One of the reasons that the gyrojet didn’t work is that the forces acting on the bullet after it leaves the barrel weren’t perfect — one port of the rocket engine would often be blocked or the exhaust would be impeded such that the projectile would inevitably fly off course and group worse than a CAI Tantal.

These bullets suffer from the same problem. Even if — IF — their manufacturing process was so accurate and precise that they could cut identical ports symmetrically around the projectile the act of firing the round and gripping it with the rifling in the barrel would inevitably create different sized ports that would vent the gasses in different directions. Even the slightest of imbalances in force would throw these rounds off course, or at least destabilize them to the point where they tumble instead of spin.

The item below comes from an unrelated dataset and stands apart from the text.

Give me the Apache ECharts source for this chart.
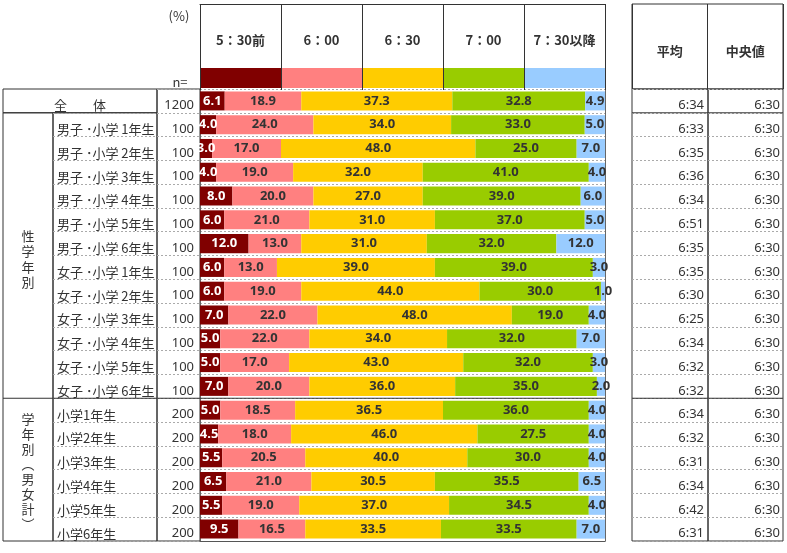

And then we get to the recoil compensation argument, which might actually be plausible. As the bullet leaves the barrel there is a fraction of a second where the ports on the bullet are exposed but the base of the bullet is still engaged in the rifling. At this point the expanding gasses driving the round can escape through those ports, but there isn’t enough space for all of the gasses to leave. This, in theory, increases the time it takes for the expanding gasses to leave the barrel and should reduce recoil as recoil is a function of force over a period of time (the longer it takes the gasses to leave the gun the lighter recoil will be). But that recoil reduction period is so brief and comes at such a great cost (reduced accuracy) that it really doesn’t make sense to use this projectile instead of attaching an actual muzzle brake (which will significantly reduce recoil).

In other words, no matter how well these things are made the concept itself is flawed. I think.

The icing on the cake? These are technically “armor piercing” rounds according to the ATF so we’ll probably never see them imported in the US.